▶ SHORT EXERCISE: Without the images, write out the whole listing exactly.

▶ RECORDED DATA:
━━━━━━━━━━
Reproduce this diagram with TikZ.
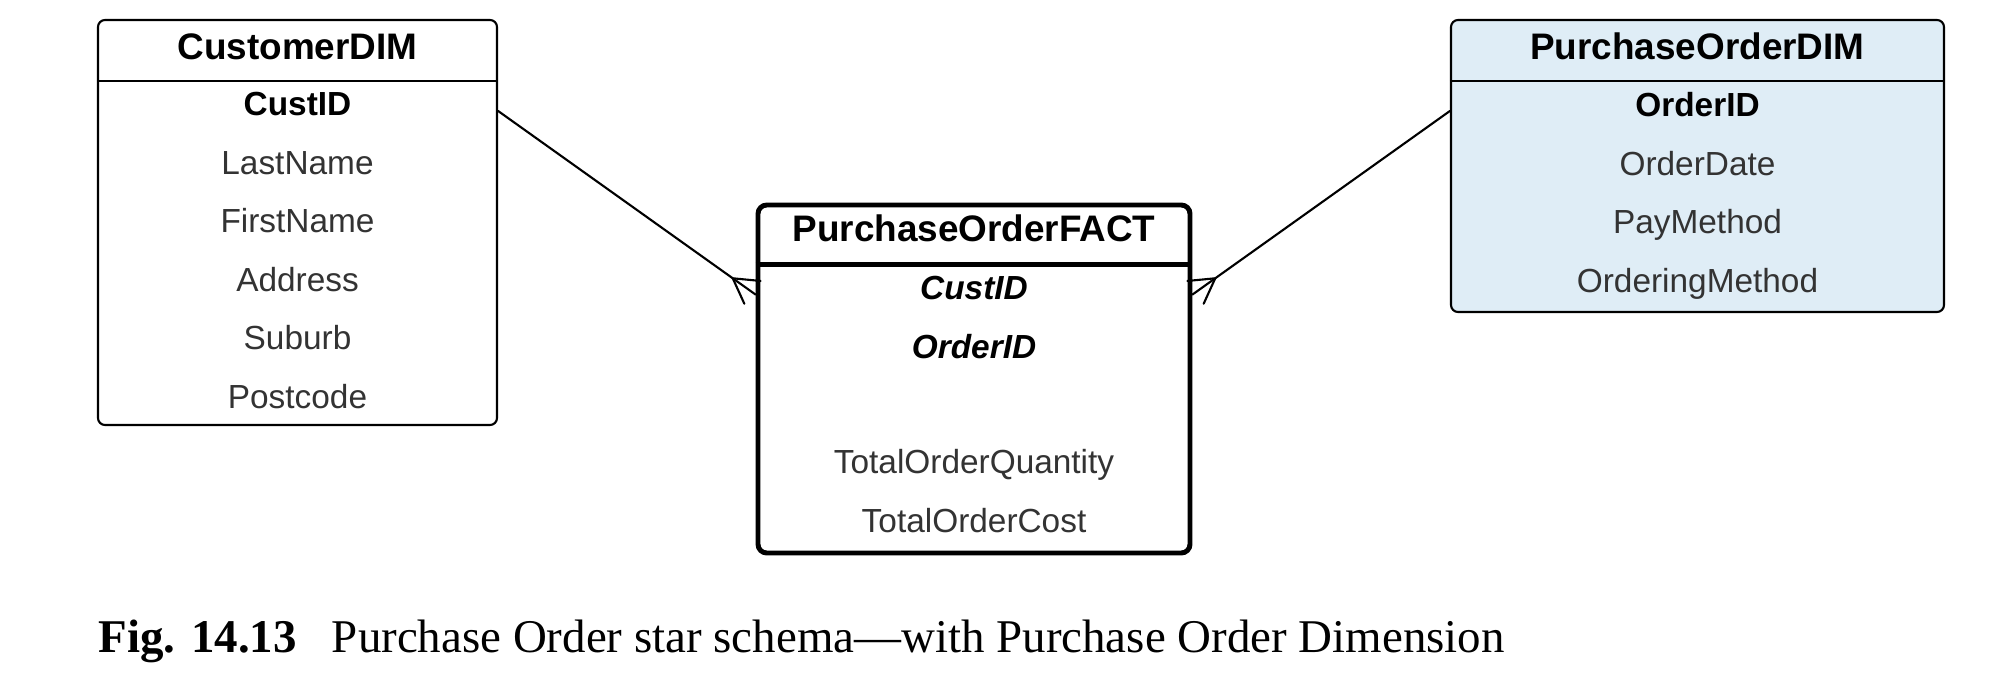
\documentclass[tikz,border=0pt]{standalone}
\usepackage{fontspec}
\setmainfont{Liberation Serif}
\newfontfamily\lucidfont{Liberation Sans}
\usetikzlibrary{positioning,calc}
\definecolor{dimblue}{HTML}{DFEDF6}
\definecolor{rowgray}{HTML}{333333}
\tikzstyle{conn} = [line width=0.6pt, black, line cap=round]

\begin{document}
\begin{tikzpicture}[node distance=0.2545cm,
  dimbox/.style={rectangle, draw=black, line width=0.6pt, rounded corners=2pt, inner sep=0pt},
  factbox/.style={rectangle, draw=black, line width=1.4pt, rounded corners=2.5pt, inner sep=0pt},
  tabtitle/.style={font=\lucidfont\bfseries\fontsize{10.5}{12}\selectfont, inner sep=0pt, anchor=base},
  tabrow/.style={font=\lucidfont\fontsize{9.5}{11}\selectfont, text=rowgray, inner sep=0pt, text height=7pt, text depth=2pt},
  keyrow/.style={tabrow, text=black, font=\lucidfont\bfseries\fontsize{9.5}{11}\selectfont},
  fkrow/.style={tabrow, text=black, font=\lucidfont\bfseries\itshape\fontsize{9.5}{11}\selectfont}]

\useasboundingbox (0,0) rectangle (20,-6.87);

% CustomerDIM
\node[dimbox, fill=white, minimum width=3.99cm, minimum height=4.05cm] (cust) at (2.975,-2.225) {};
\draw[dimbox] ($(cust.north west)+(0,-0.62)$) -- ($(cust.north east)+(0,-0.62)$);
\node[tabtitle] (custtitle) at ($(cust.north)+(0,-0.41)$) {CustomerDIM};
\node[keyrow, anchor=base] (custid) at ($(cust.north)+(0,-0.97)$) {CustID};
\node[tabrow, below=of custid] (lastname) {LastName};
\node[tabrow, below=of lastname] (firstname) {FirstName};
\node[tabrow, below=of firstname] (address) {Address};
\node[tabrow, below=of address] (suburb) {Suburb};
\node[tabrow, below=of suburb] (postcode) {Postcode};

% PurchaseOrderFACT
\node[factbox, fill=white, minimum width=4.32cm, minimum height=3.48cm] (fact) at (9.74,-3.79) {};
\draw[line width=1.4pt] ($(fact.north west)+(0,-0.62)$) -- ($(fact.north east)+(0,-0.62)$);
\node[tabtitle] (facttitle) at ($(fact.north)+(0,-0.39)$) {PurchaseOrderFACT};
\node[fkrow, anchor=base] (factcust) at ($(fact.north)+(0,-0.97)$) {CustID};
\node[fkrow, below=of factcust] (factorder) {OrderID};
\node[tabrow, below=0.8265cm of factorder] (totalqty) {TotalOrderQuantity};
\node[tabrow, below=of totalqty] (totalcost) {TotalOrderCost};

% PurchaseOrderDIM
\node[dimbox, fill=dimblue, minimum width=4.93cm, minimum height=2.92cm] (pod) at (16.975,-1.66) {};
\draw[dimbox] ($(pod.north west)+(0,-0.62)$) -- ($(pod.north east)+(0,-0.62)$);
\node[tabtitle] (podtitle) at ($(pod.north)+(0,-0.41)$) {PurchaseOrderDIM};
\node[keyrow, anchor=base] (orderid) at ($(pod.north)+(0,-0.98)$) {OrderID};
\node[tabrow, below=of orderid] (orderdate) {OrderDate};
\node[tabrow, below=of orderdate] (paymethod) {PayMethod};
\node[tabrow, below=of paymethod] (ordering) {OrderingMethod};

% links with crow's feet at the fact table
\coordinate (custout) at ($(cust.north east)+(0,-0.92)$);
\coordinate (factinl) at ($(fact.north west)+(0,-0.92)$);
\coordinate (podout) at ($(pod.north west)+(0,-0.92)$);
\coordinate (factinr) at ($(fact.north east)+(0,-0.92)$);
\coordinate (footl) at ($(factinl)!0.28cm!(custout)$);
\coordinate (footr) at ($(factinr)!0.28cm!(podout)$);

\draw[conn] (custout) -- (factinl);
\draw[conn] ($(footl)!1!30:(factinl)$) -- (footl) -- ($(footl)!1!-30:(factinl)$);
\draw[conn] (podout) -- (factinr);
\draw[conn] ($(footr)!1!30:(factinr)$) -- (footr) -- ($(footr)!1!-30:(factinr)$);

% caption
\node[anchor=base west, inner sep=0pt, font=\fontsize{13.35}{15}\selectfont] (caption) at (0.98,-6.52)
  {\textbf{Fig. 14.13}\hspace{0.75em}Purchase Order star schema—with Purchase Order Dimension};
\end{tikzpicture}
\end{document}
━━━━━━━━━━
▶ SOLUTION:
Reproduce this diagram with TikZ.
\documentclass[tikz,border=0pt]{standalone}
\usepackage{fontspec}
\setmainfont{Liberation Serif}
\newfontfamily\lucidfont{Liberation Sans}
\usetikzlibrary{positioning,calc}
\definecolor{dimblue}{HTML}{DFEDF6}
\definecolor{rowgray}{HTML}{333333}
\tikzstyle{conn} = [line width=0.6pt, black, line cap=round]

\begin{document}
\begin{tikzpicture}[node distance=0.2545cm,
  dimbox/.style={rectangle, draw=black, line width=0.6pt, rounded corners=2pt, inner sep=0pt},
  factbox/.style={rectangle, draw=black, line width=1.4pt, rounded corners=2.5pt, inner sep=0pt},
  tabtitle/.style={font=\lucidfont\bfseries\fontsize{10.5}{12}\selectfont, inner sep=0pt, anchor=base},
  tabrow/.style={font=\lucidfont\fontsize{9.5}{11}\selectfont, text=rowgray, inner sep=0pt, text height=7pt, text depth=2pt},
  keyrow/.style={tabrow, text=black, font=\lucidfont\bfseries\fontsize{9.5}{11}\selectfont},
  fkrow/.style={tabrow, text=black, font=\lucidfont\bfseries\itshape\fontsize{9.5}{11}\selectfont}]

\useasboundingbox (0,0) rectangle (20,-6.87);

% CustomerDIM
\node[dimbox, fill=white, minimum width=3.99cm, minimum height=4.05cm] (cust) at (2.975,-2.225) {};
\draw[dimbox] ($(cust.north west)+(0,-0.62)$) -- ($(cust.north east)+(0,-0.62)$);
\node[tabtitle] (custtitle) at ($(cust.north)+(0,-0.41)$) {CustomerDIM};
\node[keyrow, anchor=base] (custid) at ($(cust.north)+(0,-0.97)$) {CustID};
\node[tabrow, below=of custid] (lastname) {LastName};
\node[tabrow, below=of lastname] (firstname) {FirstName};
\node[tabrow, below=of firstname] (address) {Address};
\node[tabrow, below=of address] (suburb) {Suburb};
\node[tabrow, below=of suburb] (postcode) {Postcode};

% PurchaseOrderFACT
\node[factbox, fill=white, minimum width=4.32cm, minimum height=3.48cm] (fact) at (9.74,-3.79) {};
\draw[line width=1.4pt] ($(fact.north west)+(0,-0.62)$) -- ($(fact.north east)+(0,-0.62)$);
\node[tabtitle] (facttitle) at ($(fact.north)+(0,-0.39)$) {PurchaseOrderFACT};
\node[fkrow, anchor=base] (factcust) at ($(fact.north)+(0,-0.97)$) {CustID};
\node[fkrow, below=of factcust] (factorder) {OrderID};
\node[tabrow, below=0.8265cm of factorder] (totalqty) {TotalOrderQuantity};
\node[tabrow, below=of totalqty] (totalcost) {TotalOrderCost};

% PurchaseOrderDIM
\node[dimbox, fill=dimblue, minimum width=4.93cm, minimum height=2.92cm] (pod) at (16.975,-1.66) {};
\draw[dimbox] ($(pod.north west)+(0,-0.62)$) -- ($(pod.north east)+(0,-0.62)$);
\node[tabtitle] (podtitle) at ($(pod.north)+(0,-0.41)$) {PurchaseOrderDIM};
\node[keyrow, anchor=base] (orderid) at ($(pod.north)+(0,-0.98)$) {OrderID};
\node[tabrow, below=of orderid] (orderdate) {OrderDate};
\node[tabrow, below=of orderdate] (paymethod) {PayMethod};
\node[tabrow, below=of paymethod] (ordering) {OrderingMethod};

% links with crow's feet at the fact table
\coordinate (custout) at ($(cust.north east)+(0,-0.92)$);
\coordinate (factinl) at ($(fact.north west)+(0,-0.92)$);
\coordinate (podout) at ($(pod.north west)+(0,-0.92)$);
\coordinate (factinr) at ($(fact.north east)+(0,-0.92)$);
\coordinate (footl) at ($(factinl)!0.28cm!(custout)$);
\coordinate (footr) at ($(factinr)!0.28cm!(podout)$);

\draw[conn] (custout) -- (factinl);
\draw[conn] ($(footl)!1!30:(factinl)$) -- (footl) -- ($(footl)!1!-30:(factinl)$);
\draw[conn] (podout) -- (factinr);
\draw[conn] ($(footr)!1!30:(factinr)$) -- (footr) -- ($(footr)!1!-30:(factinr)$);

% caption
\node[anchor=base west, inner sep=0pt, font=\fontsize{13.35}{15}\selectfont] (caption) at (0.98,-6.52)
  {\textbf{Fig. 14.13}\hspace{0.75em}Purchase Order star schema—with Purchase Order Dimension};
\end{tikzpicture}
\end{document}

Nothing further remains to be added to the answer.